After eight knee surgeries, Jan Hudec is accustomed to skiing in pain. It takes a certain kind of pain to force him out of a race, especially on home snow in Lake Louise.
But Hudec will not race in the season-opening World Cup men's downhill Saturday. The Calgarian withdrew from a second straight training run Thursday. Stepping into the start hut for Sunday's shorter super-G is a "maybe" at best.
"Will it be worth it to take a major risk on Sunday just because it's Lake Louise and it's at home and I like the hill?" Hudec said Thursday. "Probably not, but that's a bridge I'll cross when I get there."
Norway's Kjetil Jansrud, who swept the downhill and super-G a year ago, was fastest in Thursday's training after posting the second-fastest time the previous day. Erik Guay of Mont-Tremblant, Que., was the top Canadian in sixth.
A third and final training run is scheduled for Friday at the Alberta ski resort west of Calgary.
Hudec, 34, has minimal cartilage in his right knee after a seventh surgery on it in January. He's had one surgery on his left knee. While training with the Canadian men at Nakiska Ski Resort last week, Hudec says the bones in his right knee "squished" together.
'I don't care about pain. ... It needs to be safe for me to go down the mountain at 110 per cent. There's so much pain [in my knee] that it would basically put me in a defensive position.' - Canadian skier Jan Hudec on withdrawing from Saturday's season-opening World Cup downhill
The Olympic bronze medallist in super-G in 2014 rode the chairlift up the mountain Thursday intending to get a training run in, but pulled the plug.
"I've skied with pain before so I thought better living through pharmaceuticals would make it all better and it just didn't today," Hudec said. "Not enough to give me the confidence to go down the course.
"I don't care about pain. More than the pain, it needs to feel safe for me to go down the mountain at 110 per cent. There's so much pain that it would basically put me in a defensive position."
Home crowd
Hudec won the downhill in Lake Louise in 2007. Canada's lone home stop on the World Cup downhill circuit is special to him because of the support the host team gets.

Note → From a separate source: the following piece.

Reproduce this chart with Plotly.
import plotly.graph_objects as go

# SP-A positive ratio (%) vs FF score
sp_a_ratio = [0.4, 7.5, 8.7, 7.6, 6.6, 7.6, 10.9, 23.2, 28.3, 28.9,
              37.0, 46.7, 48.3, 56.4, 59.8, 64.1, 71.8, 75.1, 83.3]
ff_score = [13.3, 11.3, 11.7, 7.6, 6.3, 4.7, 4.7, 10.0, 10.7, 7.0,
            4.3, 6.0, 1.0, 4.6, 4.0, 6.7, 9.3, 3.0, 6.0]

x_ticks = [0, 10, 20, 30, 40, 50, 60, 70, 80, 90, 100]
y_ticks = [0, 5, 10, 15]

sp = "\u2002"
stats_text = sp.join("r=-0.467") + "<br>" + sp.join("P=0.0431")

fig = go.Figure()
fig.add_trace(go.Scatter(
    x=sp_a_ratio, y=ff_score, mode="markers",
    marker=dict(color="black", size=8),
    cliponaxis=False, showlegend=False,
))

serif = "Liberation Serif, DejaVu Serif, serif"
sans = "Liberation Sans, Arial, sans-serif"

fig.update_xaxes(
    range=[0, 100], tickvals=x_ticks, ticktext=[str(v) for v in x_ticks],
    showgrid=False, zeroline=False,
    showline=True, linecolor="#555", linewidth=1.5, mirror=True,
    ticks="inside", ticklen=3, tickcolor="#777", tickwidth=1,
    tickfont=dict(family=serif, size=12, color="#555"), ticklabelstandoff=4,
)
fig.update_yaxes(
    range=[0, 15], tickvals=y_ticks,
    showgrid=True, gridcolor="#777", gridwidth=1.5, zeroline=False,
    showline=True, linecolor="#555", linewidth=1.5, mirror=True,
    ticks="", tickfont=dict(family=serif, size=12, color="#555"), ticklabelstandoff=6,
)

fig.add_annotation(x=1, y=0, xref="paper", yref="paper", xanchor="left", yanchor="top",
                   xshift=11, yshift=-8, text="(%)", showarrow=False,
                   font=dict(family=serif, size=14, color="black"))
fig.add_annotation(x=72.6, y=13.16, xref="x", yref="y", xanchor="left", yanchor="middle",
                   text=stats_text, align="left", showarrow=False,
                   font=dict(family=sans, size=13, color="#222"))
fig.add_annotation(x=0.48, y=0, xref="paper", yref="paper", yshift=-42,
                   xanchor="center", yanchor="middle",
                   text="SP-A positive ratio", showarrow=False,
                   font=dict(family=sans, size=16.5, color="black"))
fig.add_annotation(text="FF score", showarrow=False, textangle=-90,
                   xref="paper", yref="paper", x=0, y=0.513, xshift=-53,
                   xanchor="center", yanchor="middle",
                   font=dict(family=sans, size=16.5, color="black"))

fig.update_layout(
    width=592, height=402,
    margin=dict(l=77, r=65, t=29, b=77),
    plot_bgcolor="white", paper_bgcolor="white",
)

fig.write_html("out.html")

In addition to the usual motivations racing at home, Hudec's plan this weekend was to race with a helmet designed for him by 10-year-old Dylan Kwan.
The helmet, featuring a fierce panda bear, fetched a bid of $15,000 for pediatric liver research at a fundraiser. Kwan, who has a liver condition called biliary atresia, will travel to Lake Louise.

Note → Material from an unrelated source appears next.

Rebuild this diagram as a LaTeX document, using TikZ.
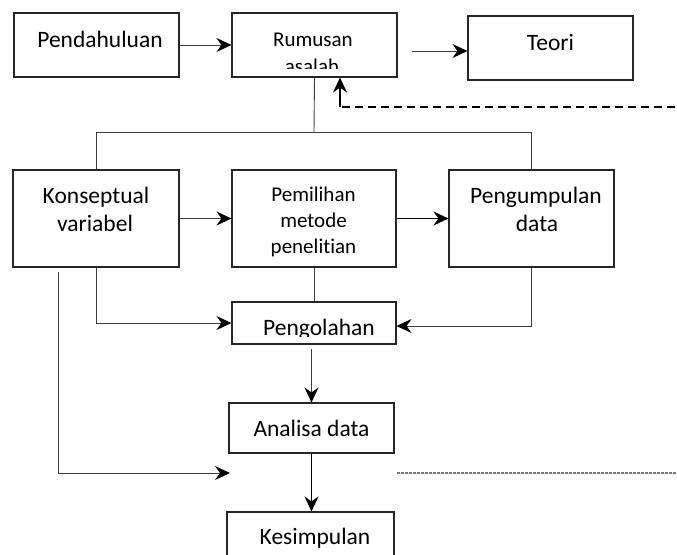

"I think I can make it up to Dylan in other ways," Hudec said. "It'll give me time to hang out with him and actually spend time with him in the finish and critique all the racers together.

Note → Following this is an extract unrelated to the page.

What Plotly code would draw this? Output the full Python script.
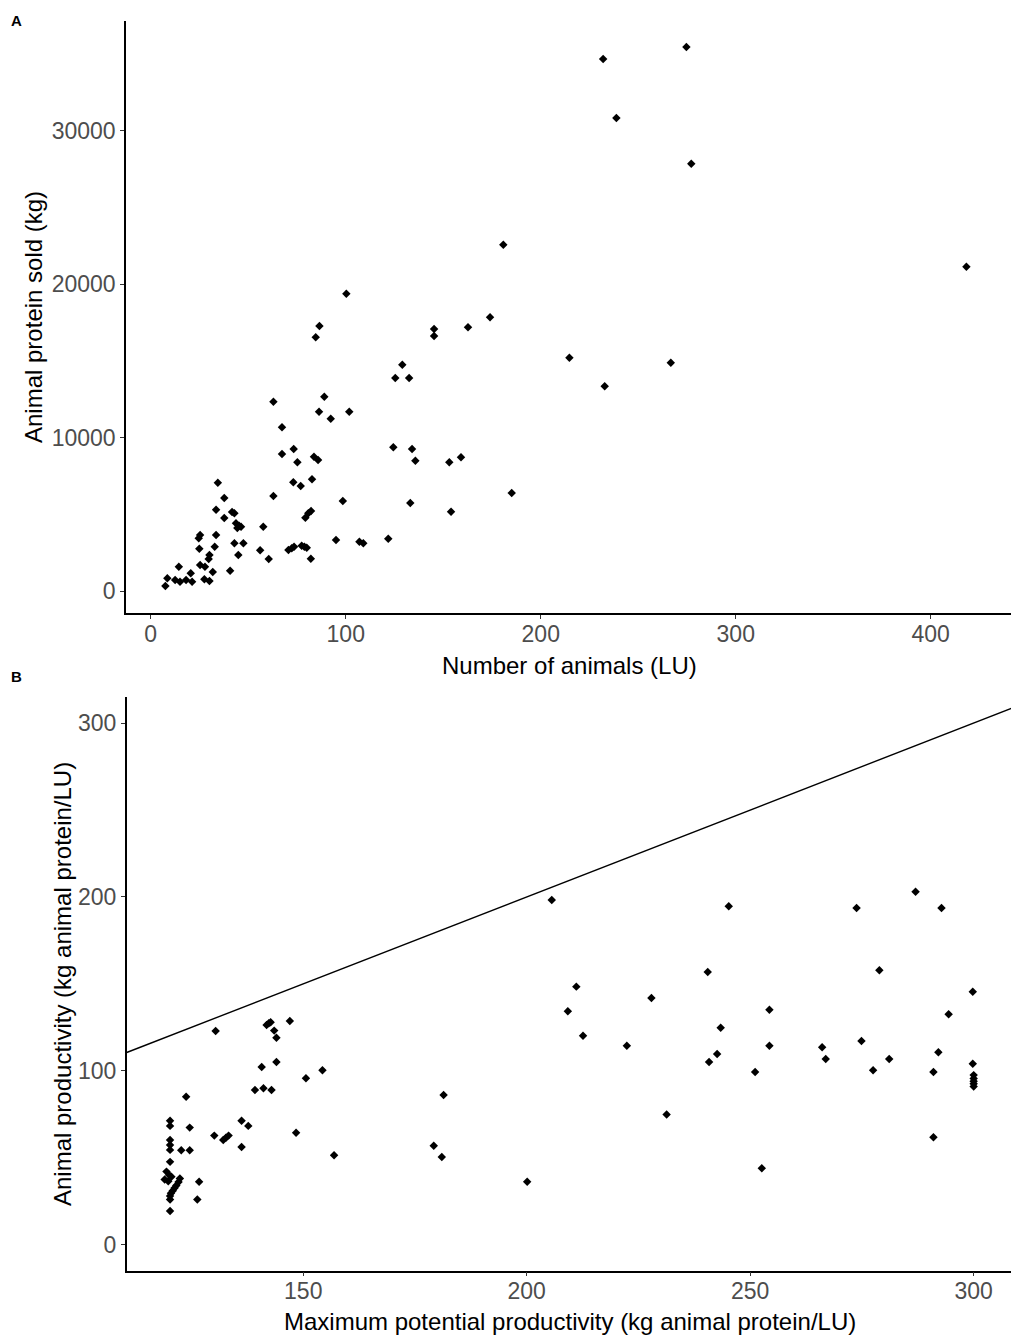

Travis Gangong of the U.S. was second in training and Austrian Max Franz was third. Guay was three-quarters of a second back of Jansrud, the defending overall World Cup champion in downhill and super-G.
"I just wanted to have a good run, challenge the line a little bit more," Guay said. "I think I did a good job, but I did make some mistakes in some areas."
Manny Osborne-Paradis of Invermere, B.C., was second in last year's downhill. He had problems out of the start gate Thursday and was way back in 50th.
Calgary's Tyler Werry was 34th, Ben Thomsen of Invermere finished 46th and Jeffrey Frisch of Mont-Tremblant, Que., placed 52nd.